I have been a registered as a patent agent with the US Patent and Trademark Office since 28 April 1998. I worked for Pirelli Cables and Systems (now Prysmian Cables and Systems) in Lexington, SC as a patent agent (among other things) until early 2004. Presently I work as a sole practitioner patent agent, writing applications for both corporations and independent inventors.

I hold a Master’s degree in Physics and have worked in industry in research and development for nine years before I started drafting patent applications. I am named as an inventor on two patents myself.

In my years of research and development and in writing patent applications I have gained experience in many fields. However, I do not draft patent applications in all fields, biotechnology and computer programs to name two.

I offer the following patent-related services:

*Drafting of Patent Specification and Claims
*Filing Patent Application with USPTO (both provisional and utility)
*Drafting Office Action responses on a filed patent application.
*If an inventor wants to write the patent application him/herself, I do offer to look it over and suggest editorial changes to make it conform more particularly to the USPTO format.

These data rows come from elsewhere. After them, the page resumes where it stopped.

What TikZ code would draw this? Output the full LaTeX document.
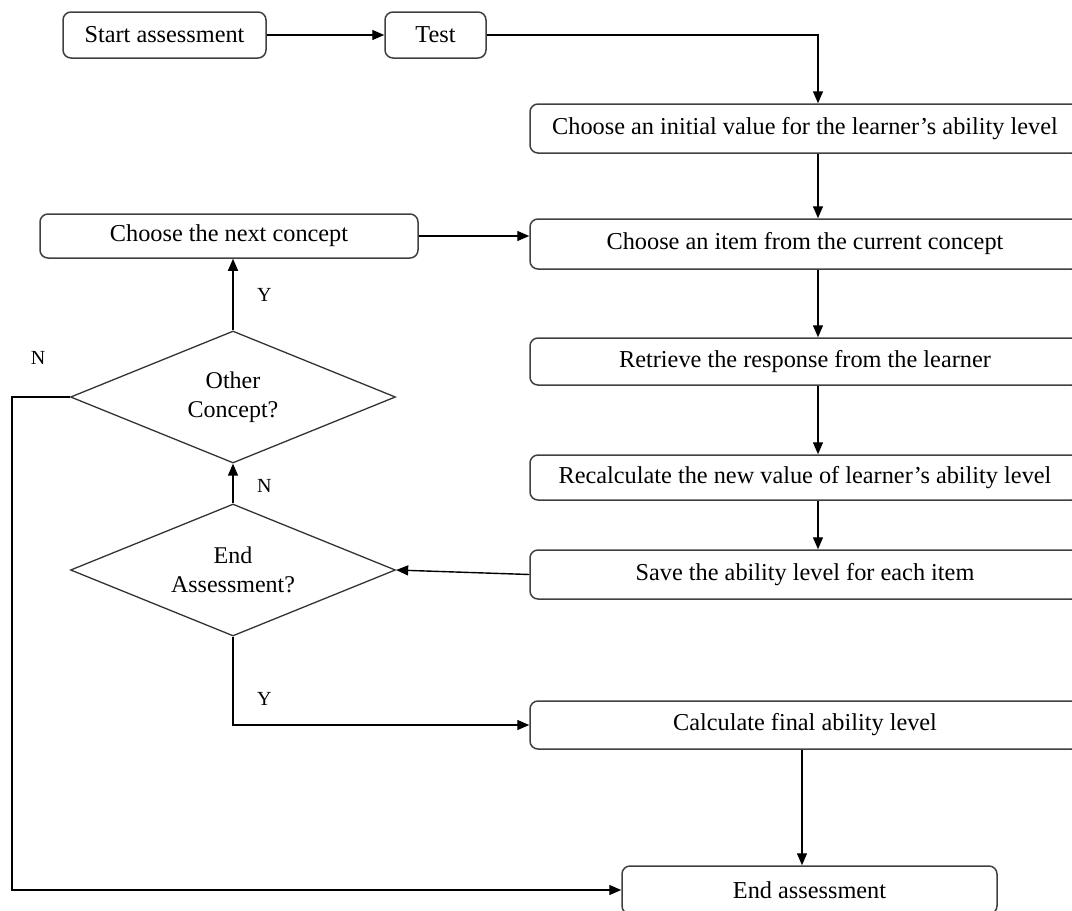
\documentclass[tikz,border=0pt]{standalone}
\usepackage{fontspec}
\setmainfont{Liberation Serif}
\usetikzlibrary{shapes.geometric,arrows.meta}

\begin{document}
\begin{tikzpicture}[x=1pt, y=-1pt,
  proc/.style={rectangle, rounded corners=8pt, draw=black!75, line width=1.5pt, inner sep=0pt, font=\fontsize{24.3}{27}\selectfont},
  dec/.style={diamond, aspect=2.46, draw=black!80, line width=1.3pt, minimum width=325pt, minimum height=132pt, inner sep=0pt, align=center, font=\fontsize{24}{29}\selectfont},
  lbl/.style={font=\fontsize{20}{20}\selectfont},
  flow/.style={-{Triangle[length=12pt,width=10pt]}, line width=1.4pt}]
\useasboundingbox (0,0) rectangle (1072,911);
\clip (0,0) rectangle (1072,911);
% top row
\node (start) at (164.5, 35) [proc, minimum width=203pt, minimum height=46pt] {Start assessment};
\node (test) at (435.5, 35) [proc, minimum width=101pt, minimum height=46pt] {Test};
% right column
\node (init) at (805, 128.5) [proc, minimum width=550pt, minimum height=49pt] {Choose an initial value for the learner’s ability level};
\node (item) at (805, 244) [proc, minimum width=550pt, minimum height=50pt] {Choose an item from the current concept};
\node (resp) at (805, 361.5) [proc, minimum width=550pt, minimum height=47pt] {Retrieve the response from the learner};
\node (recalc) at (805, 477.5) [proc, minimum width=550pt, minimum height=45pt] {Recalculate the new value of learner’s ability level};
\node (save) at (805, 574.5) [proc, minimum width=550pt, minimum height=49pt] {Save the ability level for each item};
\node (final) at (805, 725) [proc, minimum width=550pt, minimum height=48pt] {Calculate final ability level};
\node (endbox) at (809.5, 890) [proc, minimum width=375pt, minimum height=48pt] {End assessment};
% left column
\node (next) at (229, 236) [proc, minimum width=378pt, minimum height=44pt] {Choose the next concept};
\node (other) at (233, 397) [dec] {Other\\Concept?};
\node (enddec) at (233, 570) [dec] {End\\Assessment?};
\coordinate (col) at (818, 0);
\coordinate (col2) at (802, 0);
\coordinate (nturn) at (12, 0);
\draw [flow] (start) -- (test);
\draw [flow] (test.east) -| (init.north -| col);
\draw [flow] (init.south -| col) -- (item.north -| col);
\draw [flow] (item.south -| col) -- (resp.north -| col);
\draw [flow] (resp.south -| col) -- (recalc.north -| col);
\draw [flow] (recalc.south -| col) -- (save.north -| col);
\draw [flow] (save.west) -- (enddec.east);
\draw [flow] (enddec.north) -- (other.south) node [lbl, pos=0.45, right=20pt] {N};
\draw [flow] (other.north) -- (other.north |- next.south) node [lbl, midway, right=20pt] {Y};
\draw [flow] (next) -- (next -| item.west);
\draw [flow] (other.west) -- (other.west -| nturn) |- (endbox.west);
\node at (38, 358) [lbl] {N};
\draw [flow] (enddec.south) |- (final.west) node [lbl, pos=0.35, right=20pt] {Y};
\draw [flow] (final.south -| col2) -- (endbox.north -| col2);
\end{tikzpicture}
\end{document}
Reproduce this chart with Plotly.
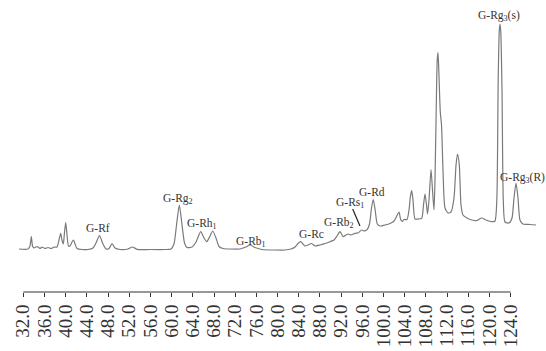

For the above services I charge reasonable hourly fee with a free initial consultation-not to exceed one hour.


After the free initial consultation I may decide I can not take a client’s case. This may be because the invention presents a conflict of interest for me (too close to the inventions of another client), the invention may not be in my fields of expertise, or I may feel that the invention is not patentable based on the consultation, preliminary searches, or my own knowledge.

I do NOT provide marketing studies, contracts, licensing, or negotiations or advice on starting a business.

In my posts, I hope to provide some insight into the world of patents and inventions.